• [STATED EXERCISE]
Return all of the data exactly, with nothing left out but the pictures.

(Stored entries)
__________________________________________________

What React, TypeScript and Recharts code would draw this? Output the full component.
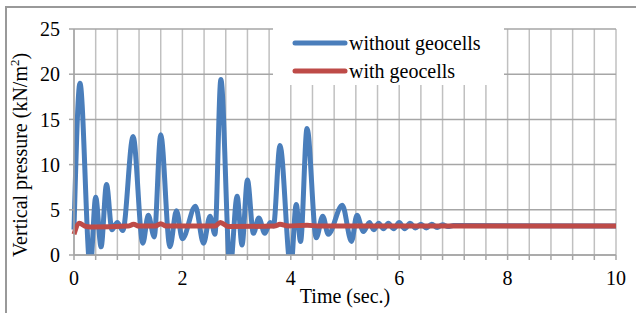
import React from 'react';
import { LineChart, Line, XAxis, YAxis, CartesianGrid, Legend } from 'recharts';

const blueT = [0, 0.11, 0.3, 0.4, 0.5, 0.6, 0.7, 0.8, 0.9, 1.09, 1.27, 1.37, 1.48, 1.6, 1.77, 1.89, 2.0, 2.24, 2.39, 2.51, 2.6, 2.71, 2.88, 3.01, 3.1, 3.2, 3.31, 3.41, 3.52, 3.62, 3.68, 3.8, 4.0, 4.1, 4.18, 4.3, 4.47, 4.59, 4.69, 4.95, 5.12, 5.22, 5.34, 5.45, 5.53, 5.62, 5.71, 5.8, 5.9, 6.0, 6.1, 6.2, 6.3, 6.4, 6.5, 6.6, 6.7, 6.8, 6.9, 7.0, 10];
const blueV = [2.8, 19.0, -1.5, 6.4, 0.9, 7.8, 2.8, 3.6, 2.7, 13.1, 1.3, 4.4, 2.0, 13.3, 0.9, 4.9, 1.8, 5.4, 1.3, 4.3, 2.3, 19.4, -1.5, 6.5, 1.1, 8.3, 2.4, 4.1, 2.4, 3.6, 3.2, 12.1, -1.5, 5.6, 1.5, 14.0, 1.9, 4.3, 2.3, 5.5, 1.5, 4.4, 2.6, 3.6, 2.8, 3.5, 2.9, 3.5, 2.9, 3.6, 2.9, 3.5, 3.0, 3.4, 3.0, 3.4, 3.05, 3.35, 3.15, 3.25, 3.2];

const redT = [0, 0.1, 0.2, 0.3, 1.0, 1.1, 1.2, 1.5, 1.6, 1.7, 2.6, 2.7, 2.85, 3.7, 3.8, 3.95, 4.3, 4.5, 10];
const redV = [2.3, 3.5, 3.2, 3.1, 3.2, 3.4, 3.2, 3.2, 3.45, 3.2, 3.2, 3.6, 3.15, 3.2, 3.4, 3.2, 3.3, 3.2, 3.2];

const xTicks = [0, 0.4, 0.8, 1.2, 1.6, 2, 2.4, 2.8, 3.2, 3.6, 4, 4.4, 4.8, 5.2, 5.6, 6, 6.4, 6.8, 7.2, 7.6, 8, 8.4, 8.8, 9.2, 9.6, 10];
const xLabels = [0, 2, 4, 6, 8, 10];
const yTicks = [0, 5, 10, 15, 20, 25];

const seriesNames = ['without geocells', 'with geocells'];
const seriesColors = ['#4a7ebb', '#be4b48'];

const blueData = blueT.map((t, i) => ({ t, v: blueV[i] }));
const redData = redT.map((t, i) => ({ t, v: redV[i] }));

const FONT = "'Liberation Serif', 'Times New Roman', Times, 'DejaVu Serif', serif";

const LegendContent = () => (
  <div style={{ background: '#fff', width: 231, height: 58, fontFamily: FONT, fontSize: 20, color: '#000' }}>
    {seriesNames.map((n, i) => (
      <div key={n} style={{ position: 'absolute', left: 19, top: i === 0 ? 5 : 33, display: 'flex', alignItems: 'center', height: 22 }}>
        <svg width={56} height={8} style={{ display: 'block' }}>
          <line x1={3} y1={4} x2={53} y2={4} stroke={seriesColors[i]} strokeWidth={5} strokeLinecap="round" />
        </svg>
        <span style={{ marginLeft: 1, lineHeight: '22px', whiteSpace: 'nowrap', fontFamily: FONT }}>{n}</span>
      </div>
    ))}
  </div>
);

const YLabel = (props: any) => {
  return (
    <text x={27} y={155} transform="rotate(-90, 27, 155)" textAnchor="middle" style={{ fontFamily: FONT, fontSize: 20 }} fill="#000">
      Vertical pressure (kN/m<tspan dy={-8} style={{ fontSize: 13 }}>2</tspan><tspan dy={8}>)</tspan>
    </text>
  );
};

const XLabel = (props: any) => (
  <text x={345} y={303} textAnchor="middle" style={{ fontFamily: FONT, fontSize: 20 }} fill="#000">Time (sec.)</text>
);

export default function App() {
  return (
    <div style={{ position: 'absolute', left: 0, top: 0, width: 636, height: 313, overflow: 'hidden', background: '#fff', fontFamily: FONT }}>
      <div style={{ position: 'absolute', left: 5, top: 6, width: 700, height: 400, borderLeft: '2px solid #999', borderTop: '2px solid #999' }} />
      <div style={{ position: 'absolute', left: 0, top: 0 }}>
        <LineChart width={636} height={313} margin={{ top: 29, right: 20, bottom: 28, left: 0 }} style={{ fontFamily: FONT }}>
          <CartesianGrid horizontal={false} vertical={true} stroke="#c0c0c0" strokeWidth={1.5} />
          <CartesianGrid horizontal={true} vertical={false} stroke="#a6a6a6" strokeWidth={1.5} />
          <XAxis
            dataKey="t"
            type="number"
            domain={[0, 10]}
            ticks={xTicks}
            interval={0}
            allowDuplicatedCategory={false}
            height={30}
            tickSize={5}
            tickMargin={11}
            stroke="#a6a6a6"
            strokeWidth={1.5}
            tick={{ fill: '#000', fontSize: 20, style: { fontFamily: FONT } }}
            tickFormatter={(v: number) => (xLabels.some((l) => Math.abs(l - v) < 1e-6) ? String(Math.round(v)) : '')}
            label={<XLabel />}
          />
          <YAxis
            type="number"
            domain={[0, 25]}
            ticks={yTicks}
            allowDataOverflow={true}
            width={74}
            tickSize={5}
            tickMargin={9}
            stroke="#a6a6a6"
            strokeWidth={1.5}
            tick={{ fill: '#000', fontSize: 20, style: { fontFamily: FONT } }}
            label={<YLabel />}
          />
          <Legend
            layout="horizontal"
            verticalAlign="middle"
            align="center"
            content={<LegendContent />}
            wrapperStyle={{ position: 'absolute', left: 273, top: 27, width: 231, height: 58 }}
          />
          <Line data={blueData} dataKey="v" name={seriesNames[0]} type="monotone" stroke={seriesColors[0]} strokeWidth={5} dot={false} isAnimationActive={false} />
          <Line data={redData} dataKey="v" name={seriesNames[1]} type="monotone" stroke={seriesColors[1]} strokeWidth={5} dot={false} isAnimationActive={false} />
        </LineChart>
      </div>
    </div>
  );
}
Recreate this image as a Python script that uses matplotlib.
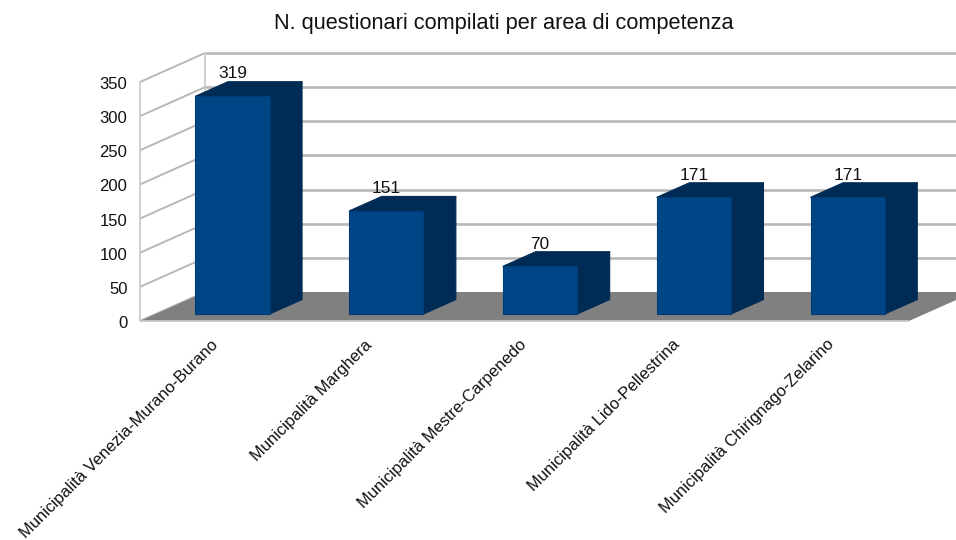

__________________________________________________

• [TASK OUTPUT]
What React, TypeScript and Recharts code would draw this? Output the full component.
import React from 'react';
import { LineChart, Line, XAxis, YAxis, CartesianGrid, Legend } from 'recharts';

const blueT = [0, 0.11, 0.3, 0.4, 0.5, 0.6, 0.7, 0.8, 0.9, 1.09, 1.27, 1.37, 1.48, 1.6, 1.77, 1.89, 2.0, 2.24, 2.39, 2.51, 2.6, 2.71, 2.88, 3.01, 3.1, 3.2, 3.31, 3.41, 3.52, 3.62, 3.68, 3.8, 4.0, 4.1, 4.18, 4.3, 4.47, 4.59, 4.69, 4.95, 5.12, 5.22, 5.34, 5.45, 5.53, 5.62, 5.71, 5.8, 5.9, 6.0, 6.1, 6.2, 6.3, 6.4, 6.5, 6.6, 6.7, 6.8, 6.9, 7.0, 10];
const blueV = [2.8, 19.0, -1.5, 6.4, 0.9, 7.8, 2.8, 3.6, 2.7, 13.1, 1.3, 4.4, 2.0, 13.3, 0.9, 4.9, 1.8, 5.4, 1.3, 4.3, 2.3, 19.4, -1.5, 6.5, 1.1, 8.3, 2.4, 4.1, 2.4, 3.6, 3.2, 12.1, -1.5, 5.6, 1.5, 14.0, 1.9, 4.3, 2.3, 5.5, 1.5, 4.4, 2.6, 3.6, 2.8, 3.5, 2.9, 3.5, 2.9, 3.6, 2.9, 3.5, 3.0, 3.4, 3.0, 3.4, 3.05, 3.35, 3.15, 3.25, 3.2];

const redT = [0, 0.1, 0.2, 0.3, 1.0, 1.1, 1.2, 1.5, 1.6, 1.7, 2.6, 2.7, 2.85, 3.7, 3.8, 3.95, 4.3, 4.5, 10];
const redV = [2.3, 3.5, 3.2, 3.1, 3.2, 3.4, 3.2, 3.2, 3.45, 3.2, 3.2, 3.6, 3.15, 3.2, 3.4, 3.2, 3.3, 3.2, 3.2];

const xTicks = [0, 0.4, 0.8, 1.2, 1.6, 2, 2.4, 2.8, 3.2, 3.6, 4, 4.4, 4.8, 5.2, 5.6, 6, 6.4, 6.8, 7.2, 7.6, 8, 8.4, 8.8, 9.2, 9.6, 10];
const xLabels = [0, 2, 4, 6, 8, 10];
const yTicks = [0, 5, 10, 15, 20, 25];

const seriesNames = ['without geocells', 'with geocells'];
const seriesColors = ['#4a7ebb', '#be4b48'];

const blueData = blueT.map((t, i) => ({ t, v: blueV[i] }));
const redData = redT.map((t, i) => ({ t, v: redV[i] }));

const FONT = "'Liberation Serif', 'Times New Roman', Times, 'DejaVu Serif', serif";

const LegendContent = () => (
  <div style={{ background: '#fff', width: 231, height: 58, fontFamily: FONT, fontSize: 20, color: '#000' }}>
    {seriesNames.map((n, i) => (
      <div key={n} style={{ position: 'absolute', left: 19, top: i === 0 ? 5 : 33, display: 'flex', alignItems: 'center', height: 22 }}>
        <svg width={56} height={8} style={{ display: 'block' }}>
          <line x1={3} y1={4} x2={53} y2={4} stroke={seriesColors[i]} strokeWidth={5} strokeLinecap="round" />
        </svg>
        <span style={{ marginLeft: 1, lineHeight: '22px', whiteSpace: 'nowrap', fontFamily: FONT }}>{n}</span>
      </div>
    ))}
  </div>
);

const YLabel = (props: any) => {
  return (
    <text x={27} y={155} transform="rotate(-90, 27, 155)" textAnchor="middle" style={{ fontFamily: FONT, fontSize: 20 }} fill="#000">
      Vertical pressure (kN/m<tspan dy={-8} style={{ fontSize: 13 }}>2</tspan><tspan dy={8}>)</tspan>
    </text>
  );
};

const XLabel = (props: any) => (
  <text x={345} y={303} textAnchor="middle" style={{ fontFamily: FONT, fontSize: 20 }} fill="#000">Time (sec.)</text>
);

export default function App() {
  return (
    <div style={{ position: 'absolute', left: 0, top: 0, width: 636, height: 313, overflow: 'hidden', background: '#fff', fontFamily: FONT }}>
      <div style={{ position: 'absolute', left: 5, top: 6, width: 700, height: 400, borderLeft: '2px solid #999', borderTop: '2px solid #999' }} />
      <div style={{ position: 'absolute', left: 0, top: 0 }}>
        <LineChart width={636} height={313} margin={{ top: 29, right: 20, bottom: 28, left: 0 }} style={{ fontFamily: FONT }}>
          <CartesianGrid horizontal={false} vertical={true} stroke="#c0c0c0" strokeWidth={1.5} />
          <CartesianGrid horizontal={true} vertical={false} stroke="#a6a6a6" strokeWidth={1.5} />
          <XAxis
            dataKey="t"
            type="number"
            domain={[0, 10]}
            ticks={xTicks}
            interval={0}
            allowDuplicatedCategory={false}
            height={30}
            tickSize={5}
            tickMargin={11}
            stroke="#a6a6a6"
            strokeWidth={1.5}
            tick={{ fill: '#000', fontSize: 20, style: { fontFamily: FONT } }}
            tickFormatter={(v: number) => (xLabels.some((l) => Math.abs(l - v) < 1e-6) ? String(Math.round(v)) : '')}
            label={<XLabel />}
          />
          <YAxis
            type="number"
            domain={[0, 25]}
            ticks={yTicks}
            allowDataOverflow={true}
            width={74}
            tickSize={5}
            tickMargin={9}
            stroke="#a6a6a6"
            strokeWidth={1.5}
            tick={{ fill: '#000', fontSize: 20, style: { fontFamily: FONT } }}
            label={<YLabel />}
          />
          <Legend
            layout="horizontal"
            verticalAlign="middle"
            align="center"
            content={<LegendContent />}
            wrapperStyle={{ position: 'absolute', left: 273, top: 27, width: 231, height: 58 }}
          />
          <Line data={blueData} dataKey="v" name={seriesNames[0]} type="monotone" stroke={seriesColors[0]} strokeWidth={5} dot={false} isAnimationActive={false} />
          <Line data={redData} dataKey="v" name={seriesNames[1]} type="monotone" stroke={seriesColors[1]} strokeWidth={5} dot={false} isAnimationActive={false} />
        </LineChart>
      </div>
    </div>
  );
}
Recreate this image as a Python script that uses matplotlib.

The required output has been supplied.